Dans cette période de crise économique, comment accompagner les salariés de Bridgestone qui ne conserveraient pas leurs emplois ?
Sur les 863 emplois restants, on a 550 en production C’est pour eux qu‘il faudra être le plus attentif et notamment les plus de vingt ans d’ancienneté.
La première réponse est une formation et une adaptabilité à d’autres métiers manuels. 130 postes en Industrie sont actuellement à pourvoir dans notre bassin d’emploi. Une centaine pourrait être reclassée dans le groupe.
En quoi la souveraineté industrielle européenne est-elle un enjeu essentiel aujourd’hui ?

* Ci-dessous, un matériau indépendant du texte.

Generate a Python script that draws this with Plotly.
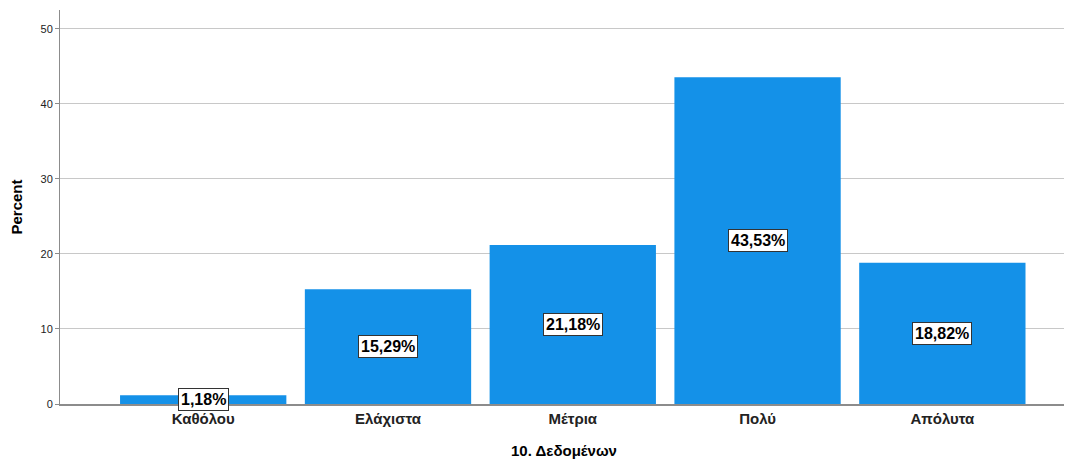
import plotly.graph_objects as go

# -- data
categories = ["Καθόλου", "Ελάχιστα", "Μέτρια", "Πολύ", "Απόλυτα"]
percent = [1.18, 15.29, 21.18, 43.53, 18.82]
labels = ["1,18%", "15,29%", "21,18%", "43,53%", "18,82%"]
y_ticks = [0, 10, 20, 30, 40, 50]

xpos = list(range(len(categories)))
font_family = "Liberation Sans, Arial, sans-serif"

fig = go.Figure()
fig.add_trace(go.Bar(
    x=xpos, y=percent, width=0.9,
    marker=dict(color="#1491E8", line=dict(width=0)),
    hoverinfo="skip",
))

# -- boxed value labels in the middle of each bar
for xi, v, lab in zip(xpos, percent, labels):
    fig.add_annotation(
        x=xi, y=v / 2, text="<b>" + lab + "</b>", showarrow=False,
        font=dict(family=font_family, size=16, color="black"),
        bgcolor="white", bordercolor="#333333", borderwidth=1, borderpad=2,
    )

# page body adds an 8px offset, so the figure is a bit smaller than the window
fig.update_layout(
    width=1064, height=453,
    margin=dict(l=52, r=4, t=2, b=57),
    plot_bgcolor="white", paper_bgcolor="white",
    showlegend=False,
    font=dict(family=font_family, color="black"),
)
fig.update_xaxes(
    range=[-0.775, 4.68],
    tickvals=xpos, ticktext=["<b>" + c + "</b>" for c in categories],
    tickfont=dict(size=15, color="#222222"),
    showline=True, linecolor="#8c8c8c", linewidth=2,
    showgrid=False, zeroline=False, ticks="",
    title=dict(text="<b>10. Δεδομένων</b>", font=dict(size=15), standoff=19),
    automargin=False,
)
fig.update_yaxes(
    range=[0, 52.5],
    tickvals=y_ticks,
    tickfont=dict(size=11, color="#222222"),
    showline=True, linecolor="#8c8c8c", linewidth=1,
    showgrid=True, gridcolor="#c8c8c8", gridwidth=1,
    zeroline=False, ticks="outside", ticklen=4, tickcolor="#8c8c8c",
    title=dict(text="<b>Percent</b>", font=dict(size=15), standoff=14),
    automargin=False,
)

fig.write_html("out.html")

C’est le gros problème et une vraie cause de nos maux. Faute de véritable politique industrielle européenne, nous avons laissé les Chinois entrer et même envahir le marché européen avec des pneus beaucoup moins chers. Leur part de marché a progressé de dix points en quelques années et représente 25 % ! La souveraineté industrielle européenne se réalisera à partir d’une politique industrielle commune et suppose une protection des frontières, en imposant des critères qualitatifs par exemple, mais aussi une synergie et un partage de valeur entre les différents sites de production ; elle aura pour corollaire un minimum de solidarité. Le but est de tendre vers une triple convergence :
- Écologique, qui sera la plus facile à obtenir, du fait de la prise de conscience des pays et la volonté de respecter les accords de Paris (en n’oubliant pas qu’ils prônent un secteur automobile maîtrisé et moins énergivore qui diminuera les besoins en pneus)

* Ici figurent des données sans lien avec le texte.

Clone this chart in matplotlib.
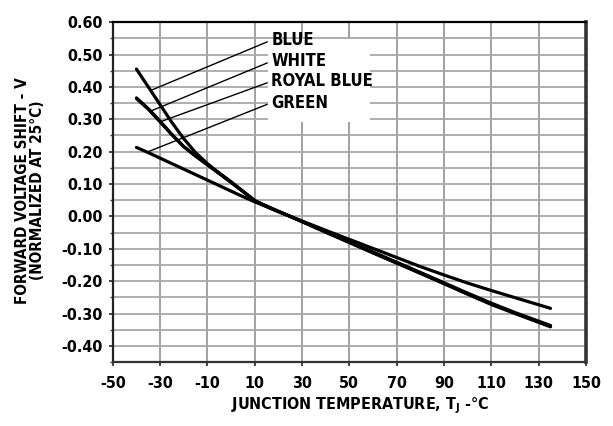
import numpy as np
import matplotlib
matplotlib.use("Agg")
import matplotlib.pyplot as plt
from matplotlib.patches import Rectangle
from matplotlib.ticker import MultipleLocator

plt.rcParams['font.family'] = ['DejaVu Sans']
plt.rcParams['font.stretch'] = 'condensed'
plt.rcParams['font.weight'] = 'bold'

# Data (junction temperature in deg C, forward voltage shift in V)
temps = [-40, -35, -30, -25, -20, -15, -10, -5, 0, 5, 10, 15, 20, 25,
         40, 60, 80, 90, 100, 110, 120, 135]
blue = [0.455, 0.400, 0.345, 0.290, 0.240, 0.197, 0.163, 0.133, 0.105, 0.077, 0.048, 0.031, 0.015, 0.0,
        -0.048, -0.112, -0.175, -0.207, -0.240, -0.272, -0.300, -0.341]
white = [0.366, 0.333, 0.294, 0.253, 0.215, 0.186, 0.160, 0.134, 0.107, 0.078, 0.049, 0.032, 0.016, 0.0,
         -0.049, -0.113, -0.176, -0.208, -0.240, -0.271, -0.299, -0.339]
royal_blue = [0.364, 0.331, 0.292, 0.252, 0.216, 0.187, 0.159, 0.132, 0.105, 0.077, 0.048, 0.031, 0.015, 0.0,
              -0.047, -0.110, -0.173, -0.205, -0.237, -0.268, -0.297, -0.337]
green = [0.213, 0.197, 0.180, 0.163, 0.146, 0.129, 0.112, 0.095, 0.078, 0.061, 0.045, 0.030, 0.015, 0.0,
         -0.043, -0.099, -0.155, -0.181, -0.206, -0.229, -0.251, -0.284]

series_names = ['BLUE', 'WHITE', 'ROYAL BLUE', 'GREEN']
series_values = [blue, white, royal_blue, green]
leader_temps = [-34, -34, -30, -35.5]   # where each label's leader touches its curve

x_ticks = [-50, -30, -10, 10, 30, 50, 70, 90, 110, 130, 150]
y_ticks = [0.60, 0.50, 0.40, 0.30, 0.20, 0.10, 0.00, -0.10, -0.20, -0.30, -0.40]

fig = plt.figure(figsize=(6.13, 4.26), dpi=100)
ax = fig.add_axes([0.184, 0.150, 0.772, 0.798])

ax.set_xlim(-50, 150)
ax.set_ylim(-0.45, 0.60)
ax.set_xticks(x_ticks)
ax.set_xticklabels([str(t) for t in x_ticks])
ax.set_yticks(y_ticks)
ax.set_yticklabels(['%.2f' % v for v in y_ticks])
ax.yaxis.set_minor_locator(MultipleLocator(0.05))

ax.set_axisbelow(True)
ax.grid(True, which='major', axis='x', color='#9a9a9a', lw=1.3)
ax.grid(True, which='both', axis='y', color='#a8a8a8', lw=1.3)

for name, vals in zip(series_names, series_values):
    ax.plot(temps, vals, color='black', lw=2.3, solid_capstyle='round',
            solid_joinstyle='round', zorder=3)

# White box behind the labels
ax.add_patch(Rectangle((0.328, 0.706), 0.215, 0.245, transform=ax.transAxes,
                       facecolor='white', edgecolor='none', zorder=1.5))

label_y = [0.947, 0.885, 0.826, 0.763]
for name, vals, lt, ly in zip(series_names, series_values, leader_temps, label_y):
    yv = np.interp(lt, temps, vals)
    ax.annotate(name, xy=(lt, yv), xycoords='data',
                xytext=(0.335, ly), textcoords='axes fraction',
                ha='left', va='center', fontsize=12, fontweight='bold',
                fontstretch='condensed',
                arrowprops=dict(arrowstyle='-', lw=1.0, color='black',
                                shrinkA=1, shrinkB=0, relpos=(0, 0.5)),
                zorder=4)

ax.tick_params(axis='both', which='major', labelsize=11.5, length=3, width=1.2, color='#222')
ax.tick_params(axis='y', which='minor', length=2.5, width=1.0, color='#444')
ax.tick_params(axis='y', pad=4.5)
ax.tick_params(axis='x', pad=7)
for lab in ax.get_xticklabels() + ax.get_yticklabels():
    lab.set_fontweight('bold')
    lab.set_fontstretch('condensed')

ax.spines['left'].set_linewidth(1.6)
ax.spines['left'].set_color('#222')
ax.spines['right'].set_linewidth(2.6)
ax.spines['right'].set_color('#333')
ax.spines['top'].set_linewidth(1.6)
ax.spines['top'].set_color('black')
ax.spines['bottom'].set_linewidth(1.6)
ax.spines['bottom'].set_color('#333')

ax.set_xlabel('JUNCTION TEMPERATURE, T$_\\mathregular{J}$ -°C', fontsize=11.5,
              fontweight='bold', fontstretch='condensed')
ax.xaxis.set_label_coords(0.522, -0.097)
ax.set_ylabel('FORWARD VOLTAGE SHIFT - V\n(NORMALIZED AT 25°C)', fontsize=11,
              fontweight='bold', fontstretch='condensed', linespacing=1.0)
ax.yaxis.set_label_coords(-0.144, 0.505)

fig.savefig('out.png', dpi=100)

- Sociale, c’est le sens du socle européen des droits sociaux qu’a imposé l’ancien président de la Commission M. Juncker (voir mon rapport paru en 2019). Des avancées ont vu le jour (travailleurs détachés, transports etc) car on sent les mentalités évoluer et les besoins réels avancer
- Et fiscale, qui sera la plus compliquée à atteindre, car cette compétence appartient aux états. C’est davantage par la création de taxes européennes qu’on progressera.